We don’t want to get too far ahead of a story, but is it true that Santa Cruz 27s are experiencing a renaissance? John Krossa of the Morro Bay Yacht Club wrote a story in our current August issue about the club’s budding new fleet of four Santa Cruz 27s. It was enough energy and activity for the SC27 class to decide MBYC is the place to host the 2022 Santa Cruz 27 Nationals on September 3-5.

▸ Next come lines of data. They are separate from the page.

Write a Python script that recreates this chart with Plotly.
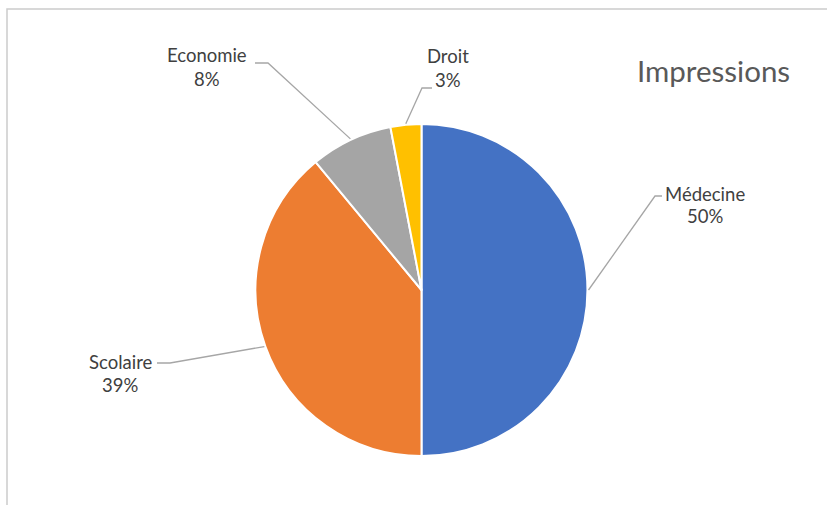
import math
import plotly.graph_objects as go

# Share of printing volume by field
categories = ["Médecine", "Scolaire", "Economie", "Droit"]
values = [50, 39, 8, 3]
colors = ["#4472C4", "#ED7D31", "#A5A5A5", "#FFC000"]

W, H = 827, 505
CX, CY, R = 421.5, 290.0, 166.0   # pie centre and radius in pixels


def px(x):
    return x / W


def py(y):
    return 1 - y / H


# label placement (pixels): label centre, elbow of leader line, end of leader line
label_layout = {
    "Médecine": {"label": (705, 205), "elbow": (655, 196), "end": (662, 196)},
    "Scolaire": {"label": (120, 373), "elbow": (170, 363), "end": (157, 363)},
    "Economie": {"label": (207, 67), "elbow": (268, 63), "end": (255, 63)},
    "Droit": {"label": (448, 68), "elbow": (422, 88), "end": (432, 88)},
}

FONT = "Lato, 'Open Sans', sans-serif"

fig = go.Figure(
    go.Pie(
        labels=categories,
        values=values,
        sort=False,
        direction="clockwise",
        rotation=0,
        marker=dict(colors=colors, line=dict(color="white", width=2)),
        textinfo="none",
        hoverinfo="label+percent",
        domain=dict(x=[px(CX - R), px(CX + R)], y=[py(CY + R), py(CY - R)]),
        showlegend=False,
    )
)

shapes = [
    # chart frame
    dict(type="rect", xref="paper", yref="paper",
         x0=px(7), x1=1.05, y0=-0.05, y1=py(9),
         line=dict(color="#cccccc", width=1.5), fillcolor="rgba(0,0,0,0)", layer="below"),
]
annotations = []

total = sum(values)
cum = 0.0
for cat, v in zip(categories, values):
    mid = (cum + v / 2) / total * 2 * math.pi
    cum += v
    ex = CX + (R + 1) * math.sin(mid)
    ey = CY - (R + 1) * math.cos(mid)
    lay = label_layout[cat]
    (bx, by), (tx, ty) = lay["elbow"], lay["end"]
    shapes.append(dict(type="path", xref="paper", yref="paper",
                       path=f"M {px(ex)},{py(ey)} L {px(bx)},{py(by)} L {px(tx)},{py(ty)}",
                       line=dict(color="#a6a6a6", width=1.3)))
    lx, ly = lay["label"]
    pct = round(v / total * 100)
    for text, dy in ((cat, -11.5), (f"{pct}%", 11.5)):
        annotations.append(dict(text=text, x=px(lx), y=py(ly + dy), xref="paper", yref="paper",
                                xanchor="center", yanchor="middle", showarrow=False,
                                font=dict(family=FONT, size=18.5, color="#404040")))

annotations.append(dict(text="Impressions", x=px(713), y=py(70), xref="paper", yref="paper",
                        xanchor="center", yanchor="middle", showarrow=False,
                        font=dict(family=FONT, size=29.5, color="#595959")))

fig.update_layout(
    width=W, height=H,
    margin=dict(l=0, r=0, t=0, b=0),
    paper_bgcolor="white", plot_bgcolor="white",
    shapes=shapes, annotations=annotations,
)

fig.write_html("out.html")
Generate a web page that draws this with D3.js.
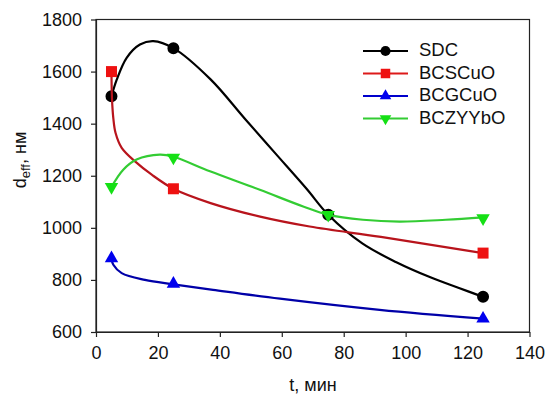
<!DOCTYPE html>
<html>
<head>
<meta charset="utf-8">
<script src="https://cdn.jsdelivr.net/npm/d3@7"></script>
<style>
  body { margin: 0; background: #fff; }
  svg { display: block; font-family: "Liberation Sans", Arial, sans-serif; }
</style>
</head>
<body>
<svg id="chart" width="547" height="394"></svg>
<script>
// tick values
const xTicks = [0, 20, 40, 60, 80, 100, 120, 140]
const yTicks = [600, 800, 1000, 1200, 1400, 1600, 1800]

// series names
const seriesNames = ['SDC', 'BCSCuO', 'BCGCuO', 'BCZYYbO']

// measured points (markers)
const sdcX = [5, 25, 75, 125]
const sdcY = [1505, 1690, 1050, 735]
const bcscuoX = [5, 25, 125]
const bcscuoY = [1600, 1150, 903]
const bcgcuoX = [5, 25, 125]
const bcgcuoY = [883, 785, 651]
const bczyyboX = [5, 25, 75, 125]
const bczyyboY = [1157, 1270, 1050, 1037]

// drawn curves at several t
const sdcLineX = [5, 6.7, 9.9, 14.2, 18.5, 25, 37, 48, 58, 68, 75, 86, 97, 108, 117, 125]
const sdcLineY = [1505, 1569, 1653, 1704, 1717, 1690, 1570, 1420, 1285, 1150, 1050, 940, 868, 810, 770, 735]
const bcscuoLineX = [5, 5.15, 5.6, 6.3, 8.3, 12.6, 18, 25, 37, 53, 69, 92, 125]
const bcscuoLineY = [1600, 1500, 1420, 1365, 1307, 1255, 1204, 1150, 1095, 1043, 1005, 965, 903]
const bcgcuoLineX = [5, 5.6, 8.3, 15.8, 25, 37.8, 59.4, 91.6, 125]
const bcgcuoLineY = [883, 858, 826, 800, 783, 762, 728, 685, 651]
const bczyyboLineX = [5, 8.8, 13.1, 20.6, 25, 36.8, 52.9, 66.9, 75, 86.2, 98, 113, 125]
const bczyyboLineY = [1157, 1223, 1262, 1281, 1273, 1217, 1146, 1082, 1050, 1031, 1024, 1031, 1040]

const zip = (xs, ys) => xs.map((x, i) => [x, ys[i]])

const series = [
  { name: seriesNames[0], pts: zip(sdcX, sdcY), line: zip(sdcLineX, sdcLineY),
    lineColor: '#000000', legendColor: '#000000', markColor: '#000000',
    symbol: d3.symbolCircle, size: 113, legendSize: 80, rot: 0 },
  { name: seriesNames[1], pts: zip(bcscuoX, bcscuoY), line: zip(bcscuoLineX, bcscuoLineY),
    lineColor: '#b8141c', legendColor: '#dd1a1a', markColor: '#ee1111',
    symbol: d3.symbolSquare, size: 121, legendSize: 90, rot: 0 },
  { name: seriesNames[2], pts: zip(bcgcuoX, bcgcuoY), line: zip(bcgcuoLineX, bcgcuoLineY),
    lineColor: '#0000a8', legendColor: '#0000cc', markColor: '#0000ee',
    symbol: d3.symbolTriangle, size: 78, legendSize: 58, rot: 0 },
  { name: seriesNames[3], pts: zip(bczyyboX, bczyyboY), line: zip(bczyyboLineX, bczyyboLineY),
    lineColor: '#33cc33', legendColor: '#33cc33', markColor: '#15e015',
    symbol: d3.symbolTriangle, size: 78, legendSize: 58, rot: 180 }
]

const svg = d3.select('#chart')
const pad = { left: 96, right: 529.5, top: 19.5, bottom: 332 }

const xScale = d3.scaleLinear().domain([0, 140]).range([pad.left, pad.right])
const yScale = d3.scaleLinear().domain([600, 1800]).range([pad.bottom, pad.top])

// frame
svg.append('rect')
  .attr('x', pad.left).attr('y', pad.top)
  .attr('width', pad.right - pad.left).attr('height', pad.bottom - pad.top)
  .attr('fill', 'none').attr('stroke', '#222').attr('stroke-width', 1.2)

const xAxis = svg.append('g')
  .attr('transform', 'translate(0,' + pad.bottom + ')')
  .call(d3.axisBottom(xScale).tickValues(xTicks).tickFormat(d3.format('d'))
    .tickSize(5).tickSizeOuter(0).tickPadding(9))
const yAxis = svg.append('g')
  .attr('transform', 'translate(' + pad.left + ',0)')
  .call(d3.axisLeft(yScale).tickValues(yTicks).tickFormat(d3.format('d'))
    .tickSize(5).tickSizeOuter(0).tickPadding(9))

;[xAxis, yAxis].forEach(function(ax) {
  ax.select('.domain').attr('stroke', '#222').attr('stroke-width', 1.2)
  ax.selectAll('.tick line').attr('stroke', '#222').attr('stroke-width', 1.2)
  ax.selectAll('.tick text')
    .attr('fill', '#111')
    .style('font-size', '18px')
    .style('font-family', '"Liberation Sans", Arial, sans-serif')
})

// axis titles
svg.append('text')
  .attr('x', 313).attr('y', 391)
  .attr('text-anchor', 'middle')
  .attr('fill', '#111')
  .style('font-size', '18px')
  .text('t, мин')

const yTitle = svg.append('text')
  .attr('transform', 'translate(26,160) rotate(-90)')
  .attr('text-anchor', 'middle')
  .attr('fill', '#111')
  .style('font-size', '18px')
yTitle.append('tspan').text('d')
yTitle.append('tspan').attr('dy', 4).style('font-size', '13px').text('eff')
yTitle.append('tspan').attr('dy', -4).text(', нм')

const line = d3.line()
  .x(function(d) { return xScale(d[0]) })
  .y(function(d) { return yScale(d[1]) })
  .curve(d3.curveCatmullRom.alpha(0.5))

series.forEach(function(s) {
  svg.append('path')
    .attr('d', line(s.line))
    .attr('fill', 'none')
    .attr('stroke', s.lineColor)
    .attr('stroke-width', 2.2)

  svg.selectAll()
    .data(s.pts)
    .enter()
    .append('path')
    .attr('d', d3.symbol().type(s.symbol).size(s.size))
    .attr('transform', function(d) {
      return 'translate(' + xScale(d[0]) + ',' + yScale(d[1]) + ') rotate(' + s.rot + ')'
    })
    .attr('fill', s.markColor)
})

// legend
const legend = svg.append('g')
series.forEach(function(s, i) {
  const y = 51 + i * 22.5
  legend.append('line')
    .attr('x1', 363).attr('x2', 408)
    .attr('y1', y).attr('y2', y)
    .attr('stroke', s.legendColor)
    .attr('stroke-width', 2.2)
  legend.append('path')
    .attr('d', d3.symbol().type(s.symbol).size(s.legendSize))
    .attr('transform', 'translate(385.5,' + y + ') rotate(' + s.rot + ')')
    .attr('fill', s.markColor)
  legend.append('text')
    .attr('x', 419).attr('y', y - 1)
    .attr('dy', '0.35em')
    .attr('fill', '#111')
    .style('font-size', '18.5px')
    .text(s.name)
})
</script>
</body>
</html>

Start with a cool boat and cool art and you have a very good chance of a very cool Nationals.
© 2022 Morro Bay Yacht Club

Coincidentally, the day before the new issue came out, Heather Davies wrote in to say the Santa Cruz 27 Sorcerer’s Apprentice (Hull #85) was out for her first play date with her new owners at the Encinal YC Estuary Extravaganza. Heather said new sails are due soon but the boat probably won’t be race-ready in time for the Nationals.

SC27 Sorcerers Apprentice
Designed by “the Wizard,” the Sorcerer’s Apprentice is in new hands and will be heading back out on the race course soon.
© 2022 Heather Davies

This was followed by a note from author John Krossa, saying he had done his first overnight race ever by taking his SC27 Janina on the Santa Barbara to King Harbor Race with his boat partner Mark Hilden — and they won in class! It’s an 81-mile Southern California classic downwind slide and the perfect race for the SC27. Team Janina took 24 hours and 14 minutes to beat the other five boats in class. Full results here.

John Krossa Janina
John Krossa helps keep the sun aloft aboard Janina.
© 2022 Mark Hilden

John reports the race attracted 77 boats that entered in eight different classes. Only 58 boats finished. Janina was the smallest boat in the race and corrected at 33rd overall: a fun but tiring first-time experience.

Happy winners form Janina
The crew of Janina, left to right: Andrew Brown, co-owners Mark Hilden and John Krossa (tall guy) and Charlie Poggemann, proving you don’t need a big boat to accommodate big skippers or to win big trophies.
© 2022 Morro Bay Yacht Club

The Catalina 34T Squall was close at hand capturing this shot of Janina carrying it close on her way south to King Harbor.

SC 27 Janina
Janina was the smallest boat in the fleet but was sailing with plenty of company.
© 2022 Read Howarth

134 of the Bill Lee-designed Santa Cruz 27s were built, with the first one launched in 1974. With a new fleet sprouting up in Morro Bay and a number of Santa Cruz 27s changing hands in the past few years, the fleet is maintaining the energy and enthusiasm that brought the “Fast is Fun” style to California sailing.

1 Comment

  1. Nathan de Vries 2 years ago

    Minor correction to “134 of the Bill Lee-designed Santa Cruz 27s were built”.

    My boat “MEDUSA” is hull number #145 and was built in Santa Cruz in April 1982. The molds at that time were owned by Elaine Patterson who was operating under the business name of “Bill Lee of Sausalito”, but I’m told Bill Lee’s crew of builders in Santa Cruz continued to make the boats (or at least, made mine).

    The last hull number I know of is #162, built in August 1990 by Alar Yachts in Duluth. It’s name is “ABIDE” and is sailed by Michael Aisenberg out of Chicago.

    Alar Yachts was the last builder to own the SC27 molds, and I’m told they made 3 boats between 1988 and 1990. The molds then went to Maddison WI around 2010, where they sat unused on the property of Jim Fahey. I found them last year through Eric Thomas at Barker’s Island Marina (who helped build the 2nd Alar/Duluth boat) and they were offered to the class, but transport and storage was simply not feasible. We were told they would be disposed of / destroyed, so I suspect that’s what happened to them.